### DATASET CONTENT ###

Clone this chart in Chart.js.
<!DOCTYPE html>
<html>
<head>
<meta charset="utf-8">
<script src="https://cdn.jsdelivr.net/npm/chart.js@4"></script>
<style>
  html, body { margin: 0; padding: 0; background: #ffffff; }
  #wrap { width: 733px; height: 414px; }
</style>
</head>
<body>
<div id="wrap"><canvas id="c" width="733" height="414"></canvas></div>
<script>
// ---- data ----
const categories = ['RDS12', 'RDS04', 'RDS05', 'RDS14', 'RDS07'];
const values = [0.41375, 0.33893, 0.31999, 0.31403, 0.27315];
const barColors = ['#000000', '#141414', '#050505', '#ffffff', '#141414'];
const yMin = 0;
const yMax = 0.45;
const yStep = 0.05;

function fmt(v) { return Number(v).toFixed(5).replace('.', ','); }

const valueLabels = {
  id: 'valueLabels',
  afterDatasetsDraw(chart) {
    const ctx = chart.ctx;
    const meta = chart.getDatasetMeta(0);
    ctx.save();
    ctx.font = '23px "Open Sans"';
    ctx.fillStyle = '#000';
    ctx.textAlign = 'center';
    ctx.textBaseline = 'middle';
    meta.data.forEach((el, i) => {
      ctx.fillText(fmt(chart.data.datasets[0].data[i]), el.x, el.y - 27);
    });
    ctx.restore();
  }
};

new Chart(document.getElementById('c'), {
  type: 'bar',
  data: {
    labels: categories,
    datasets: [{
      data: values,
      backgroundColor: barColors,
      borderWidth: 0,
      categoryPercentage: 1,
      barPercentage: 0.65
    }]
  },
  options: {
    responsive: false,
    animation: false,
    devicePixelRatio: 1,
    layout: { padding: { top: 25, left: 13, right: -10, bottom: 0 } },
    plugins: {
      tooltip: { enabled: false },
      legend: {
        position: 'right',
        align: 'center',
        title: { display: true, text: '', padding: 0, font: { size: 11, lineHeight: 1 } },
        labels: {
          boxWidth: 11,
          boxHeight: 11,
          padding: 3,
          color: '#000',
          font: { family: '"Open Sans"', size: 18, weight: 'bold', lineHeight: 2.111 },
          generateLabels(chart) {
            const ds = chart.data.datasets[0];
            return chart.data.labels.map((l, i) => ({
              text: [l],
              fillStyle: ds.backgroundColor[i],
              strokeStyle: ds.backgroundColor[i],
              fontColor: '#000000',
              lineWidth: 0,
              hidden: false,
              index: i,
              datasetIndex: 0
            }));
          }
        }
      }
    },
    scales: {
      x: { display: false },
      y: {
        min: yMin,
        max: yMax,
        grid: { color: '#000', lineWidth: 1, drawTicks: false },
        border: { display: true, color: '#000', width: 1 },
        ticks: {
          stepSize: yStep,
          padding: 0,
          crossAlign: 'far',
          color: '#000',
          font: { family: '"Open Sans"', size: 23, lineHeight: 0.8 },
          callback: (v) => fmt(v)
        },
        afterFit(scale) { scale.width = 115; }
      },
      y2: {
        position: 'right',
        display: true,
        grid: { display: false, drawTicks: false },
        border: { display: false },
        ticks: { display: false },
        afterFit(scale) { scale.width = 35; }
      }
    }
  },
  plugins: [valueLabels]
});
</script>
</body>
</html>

###

Reproduce the full listing above, character for character.

▸ COMPLETED EXERCISE:
Clone this chart in Chart.js.
<!DOCTYPE html>
<html>
<head>
<meta charset="utf-8">
<script src="https://cdn.jsdelivr.net/npm/chart.js@4"></script>
<style>
  html, body { margin: 0; padding: 0; background: #ffffff; }
  #wrap { width: 733px; height: 414px; }
</style>
</head>
<body>
<div id="wrap"><canvas id="c" width="733" height="414"></canvas></div>
<script>
// ---- data ----
const categories = ['RDS12', 'RDS04', 'RDS05', 'RDS14', 'RDS07'];
const values = [0.41375, 0.33893, 0.31999, 0.31403, 0.27315];
const barColors = ['#000000', '#141414', '#050505', '#ffffff', '#141414'];
const yMin = 0;
const yMax = 0.45;
const yStep = 0.05;

function fmt(v) { return Number(v).toFixed(5).replace('.', ','); }

const valueLabels = {
  id: 'valueLabels',
  afterDatasetsDraw(chart) {
    const ctx = chart.ctx;
    const meta = chart.getDatasetMeta(0);
    ctx.save();
    ctx.font = '23px "Open Sans"';
    ctx.fillStyle = '#000';
    ctx.textAlign = 'center';
    ctx.textBaseline = 'middle';
    meta.data.forEach((el, i) => {
      ctx.fillText(fmt(chart.data.datasets[0].data[i]), el.x, el.y - 27);
    });
    ctx.restore();
  }
};

new Chart(document.getElementById('c'), {
  type: 'bar',
  data: {
    labels: categories,
    datasets: [{
      data: values,
      backgroundColor: barColors,
      borderWidth: 0,
      categoryPercentage: 1,
      barPercentage: 0.65
    }]
  },
  options: {
    responsive: false,
    animation: false,
    devicePixelRatio: 1,
    layout: { padding: { top: 25, left: 13, right: -10, bottom: 0 } },
    plugins: {
      tooltip: { enabled: false },
      legend: {
        position: 'right',
        align: 'center',
        title: { display: true, text: '', padding: 0, font: { size: 11, lineHeight: 1 } },
        labels: {
          boxWidth: 11,
          boxHeight: 11,
          padding: 3,
          color: '#000',
          font: { family: '"Open Sans"', size: 18, weight: 'bold', lineHeight: 2.111 },
          generateLabels(chart) {
            const ds = chart.data.datasets[0];
            return chart.data.labels.map((l, i) => ({
              text: [l],
              fillStyle: ds.backgroundColor[i],
              strokeStyle: ds.backgroundColor[i],
              fontColor: '#000000',
              lineWidth: 0,
              hidden: false,
              index: i,
              datasetIndex: 0
            }));
          }
        }
      }
    },
    scales: {
      x: { display: false },
      y: {
        min: yMin,
        max: yMax,
        grid: { color: '#000', lineWidth: 1, drawTicks: false },
        border: { display: true, color: '#000', width: 1 },
        ticks: {
          stepSize: yStep,
          padding: 0,
          crossAlign: 'far',
          color: '#000',
          font: { family: '"Open Sans"', size: 23, lineHeight: 0.8 },
          callback: (v) => fmt(v)
        },
        afterFit(scale) { scale.width = 115; }
      },
      y2: {
        position: 'right',
        display: true,
        grid: { display: false, drawTicks: false },
        border: { display: false },
        ticks: { display: false },
        afterFit(scale) { scale.width = 35; }
      }
    }
  },
  plugins: [valueLabels]
});
</script>
</body>
</html>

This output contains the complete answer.